Cancellation Will Cost Army At Least $10 Billion
The Comanche helicopter has caused many to awe at its reported
stealth characteristics, advanced flight controls, and superb
firing platform. Well, forget all that because the entire program
has been axed by Uncle Sam. The Army has decided to cancel its
Comanche helicopter program, a multibillion-dollar project to build
a new-generation chopper for armed reconnaissance missions,
officials said Monday. The contractors for Comanche are Boeing Co.

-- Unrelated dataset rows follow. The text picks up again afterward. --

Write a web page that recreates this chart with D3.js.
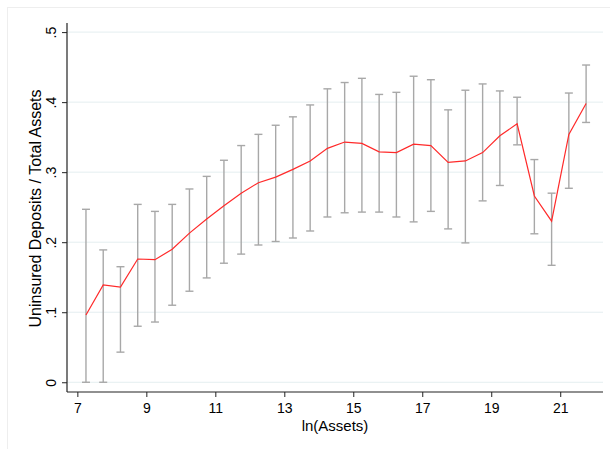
<!DOCTYPE html>
<html>
<head>
<meta charset="utf-8">
<script src="https://cdn.jsdelivr.net/npm/d3@7"></script>
<style>
  html, body { margin: 0; padding: 0; background: #fff; }
  svg { display: block; font-family: "Liberation Sans", Arial, Helvetica, sans-serif; }
</style>
</head>
<body>
<svg id="chart" width="610" height="449"></svg>
<script>
// Bin midpoints of ln(Assets)
const binMid = [7.25, 7.75, 8.25, 8.75, 9.25, 9.75, 10.25, 10.75, 11.25, 11.75,
                12.25, 12.75, 13.25, 13.75, 14.25, 14.75, 15.25, 15.75, 16.25, 16.75,
                17.25, 17.75, 18.25, 18.75, 19.25, 19.75, 20.25, 20.75, 21.25, 21.75];
// Mean uninsured deposits / total assets per bin
const meanShare = [0.096, 0.139, 0.136, 0.176, 0.175, 0.190, 0.213, 0.233, 0.252, 0.270,
                   0.285, 0.293, 0.304, 0.316, 0.334, 0.343, 0.341, 0.329, 0.328, 0.340,
                   0.338, 0.314, 0.316, 0.328, 0.352, 0.369, 0.266, 0.230, 0.354, 0.398];
// Upper and lower ends of the spread bars
const upperShare = [0.247, 0.189, 0.165, 0.254, 0.244, 0.254, 0.276, 0.294, 0.317, 0.338,
                    0.354, 0.367, 0.379, 0.396, 0.419, 0.428, 0.434, 0.411, 0.414, 0.437,
                    0.432, 0.389, 0.417, 0.426, 0.416, 0.407, 0.318, 0.270, 0.413, 0.453];
const lowerShare = [0.000, 0.000, 0.043, 0.080, 0.086, 0.110, 0.130, 0.149, 0.170, 0.183,
                    0.196, 0.201, 0.206, 0.216, 0.236, 0.242, 0.243, 0.243, 0.236, 0.229,
                    0.244, 0.219, 0.199, 0.259, 0.281, 0.339, 0.212, 0.167, 0.277, 0.371];
const xTicks = [7, 9, 11, 13, 15, 17, 19, 21];
const yTicks = [0, 0.1, 0.2, 0.3, 0.4, 0.5];
const yTickLabels = ["0", ".1", ".2", ".3", ".4", ".5"];

const svg = d3.select("#chart");
const W = 610, H = 449;

// Plot region
const plotL = 67, plotR = 603, plotT = 23, plotB = 392;

const x = d3.scaleLinear().domain([6.7, 22.24]).range([plotL, plotR]);
const y = d3.scaleLinear().domain([-0.0139, 0.513]).range([plotB, plotT]);

// faint outer frame
svg.append("rect")
  .attr("x", 7.5).attr("y", 7.5).attr("width", W).attr("height", H)
  .attr("fill", "none").attr("stroke", "#eeeeee").attr("stroke-width", 1);

// horizontal grid
svg.append("g").selectAll("line").data(yTicks).join("line")
  .attr("x1", plotL).attr("x2", plotR)
  .attr("y1", d => y(d)).attr("y2", d => y(d))
  .attr("stroke", "#e4eef0").attr("stroke-width", 1);

// x axis
const xAxis = svg.append("g")
  .attr("transform", `translate(0,${plotB})`)
  .call(d3.axisBottom(x).tickValues(xTicks).tickFormat(d3.format("d")).tickSize(5).tickPadding(6));
xAxis.select(".domain").attr("d", `M${plotL},0H${plotR}`).attr("stroke", "#222").attr("stroke-width", 1.2);
xAxis.selectAll(".tick line").attr("stroke", "#222");
xAxis.selectAll(".tick text").attr("font-size", 14).attr("fill", "#000")
  .attr("font-family", "'Liberation Sans', Arial, sans-serif");

// y axis
const yAxis = svg.append("g")
  .attr("transform", `translate(${plotL},0)`)
  .call(d3.axisLeft(y).tickValues(yTicks).tickFormat((d, i) => yTickLabels[i]).tickSize(5).tickPadding(4));
yAxis.select(".domain").attr("d", `M0,${plotT}V${plotB}`).attr("stroke", "#222").attr("stroke-width", 1.2);
yAxis.selectAll(".tick line").attr("stroke", "#222");
yAxis.selectAll(".tick text")
  .attr("font-size", 14).attr("fill", "#000")
  .attr("font-family", "'Liberation Sans', Arial, sans-serif")
  .attr("text-anchor", "middle")
  .attr("dy", null)
  .attr("x", null)
  .attr("transform", "translate(-11,0) rotate(-90)")
  .attr("y", 0);

// axis titles
svg.append("text")
  .attr("x", (plotL + plotR) / 2).attr("y", 431)
  .attr("text-anchor", "middle").attr("font-size", 15).attr("fill", "#000")
  .text("ln(Assets)");
svg.append("text")
  .attr("transform", `translate(41,208.5) rotate(-90)`)
  .attr("text-anchor", "middle").attr("font-size", 16).attr("fill", "#000")
  .text("Uninsured Deposits / Total Assets");

// spread bars
const bars = svg.append("g").attr("stroke", "#a8a8a8").attr("stroke-width", 1.4);
const capHalf = 4;
binMid.forEach((m, i) => {
  const cx = x(m);
  bars.append("line").attr("x1", cx).attr("x2", cx).attr("y1", y(upperShare[i])).attr("y2", y(lowerShare[i]));
  bars.append("line").attr("x1", cx - capHalf).attr("x2", cx + capHalf).attr("y1", y(upperShare[i])).attr("y2", y(upperShare[i]));
  bars.append("line").attr("x1", cx - capHalf).attr("x2", cx + capHalf).attr("y1", y(lowerShare[i])).attr("y2", y(lowerShare[i]));
});

// mean line
const line = d3.line().x((d, i) => x(binMid[i])).y(d => y(d));
svg.append("path")
  .datum(meanShare)
  .attr("d", line)
  .attr("fill", "none")
  .attr("stroke", "#ff2a2a")
  .attr("stroke-width", 1.2);
</script>
</body>
</html>
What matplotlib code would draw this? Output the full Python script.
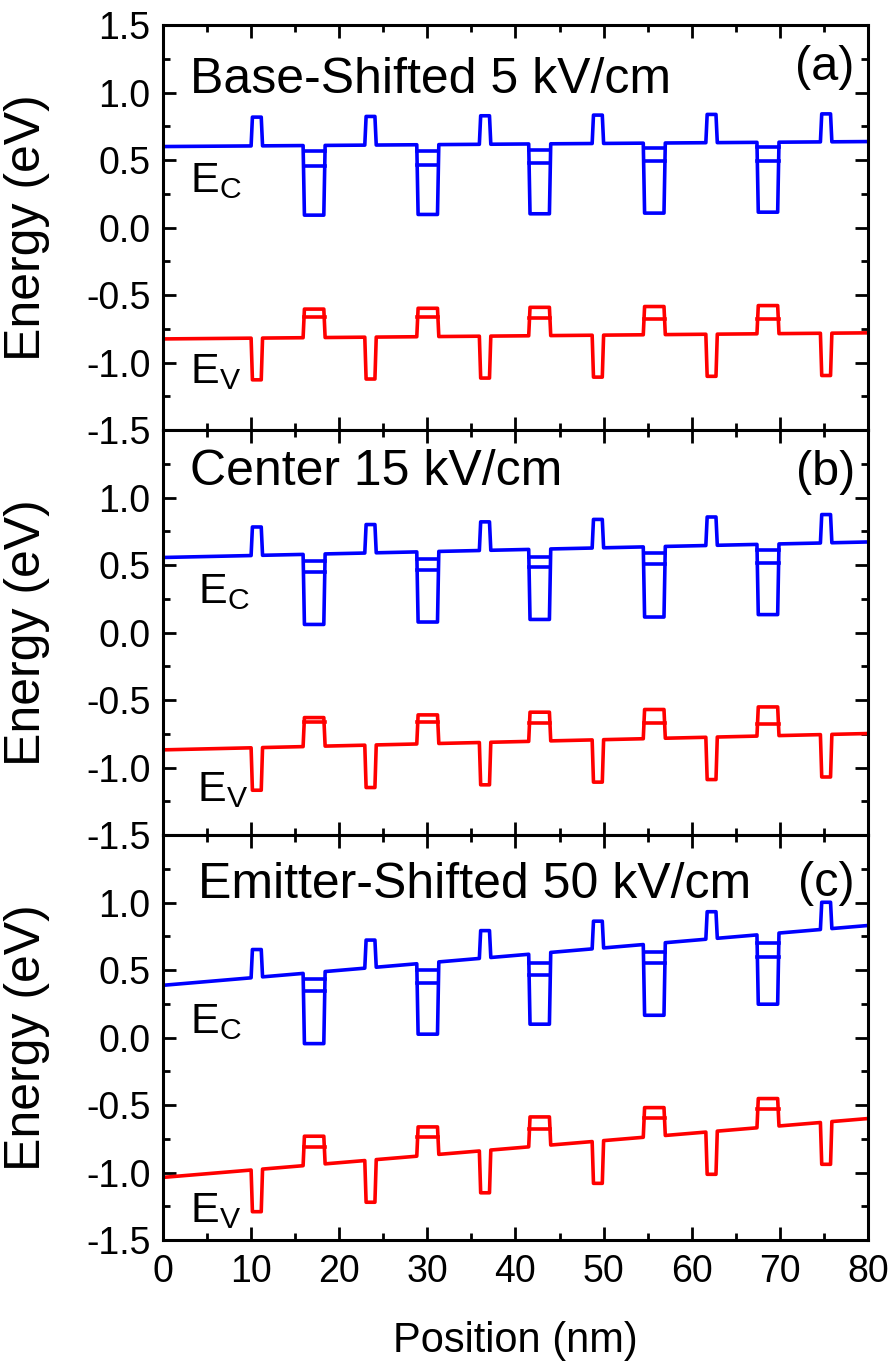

and Sikorsky Aircraft Corp.
With about $8 billion already invested in the program, and the
production line not yet started, the cancellation is one of the
largest in the history of the Army. It follows the Pentagon's
decision in 2002 to cancel the Crusader artillery program --
against the wishes of Army leaders.
Congressional lawmakers and company executives associated with
the program were scrambling Monday to figure out the Pentagon's
plans. Sikorsky spokesman Matthew Broder would only say that "we
are on track and fully funded until we hear otherwise." The
Sikorsky plant in Bridgeport (CT), where the Comanche is being
built, opened last year and employs about 400 workers. The fate of
the facility and its workers is now in question. This is not the
first negative blow to the 20-year development program, as the
Comanche has often been a target of critics who say it was an
expensive mistake.
"The Comanche program
has been plagued with wildly unrealistic technological expectations
and the bugaboo of pay more and get less. Cancellation of this
program would free up funds for weapons that work and meet our
country's true national security needs," Eric Miller of the Project
on Government Oversight, a private watchdog group, told the
Associated Press.
Loren Thompson, who follows aviation and other defense issues
for the Lexington Institute think tank said he believes the Army
under new chief of staff Gen. Peter Schoomaker favors ending the
Comanche program, even though the service had been counting on it
to provide a new reconnaissance capability.
"The Bush administration has now killed the two biggest Army
weapons programs it inherited from the Clinton administration,"
Thompson said, referring to the Crusader and Comanche. Earlier this
year the White House budget office asked the Pentagon to provide
independent reviews of the Comanche and another expensive aviation
program, the Air Force's F/A-22 Raptor fighter.
Although killing the Comanche project would save tens of billion
in future costs, the cancellation decision is expected to require
the Army to pay at least $2 billion in contract termination fees.
The Comanche program was started in 1983 and had survived many
reviews. Under a restructuring worked out in 2002, a decision on
going ahead with initial low-rate production was to be made in
2007, with the first Comanches delivered to the Army in 2009 and
full-rate production to begin in 2010.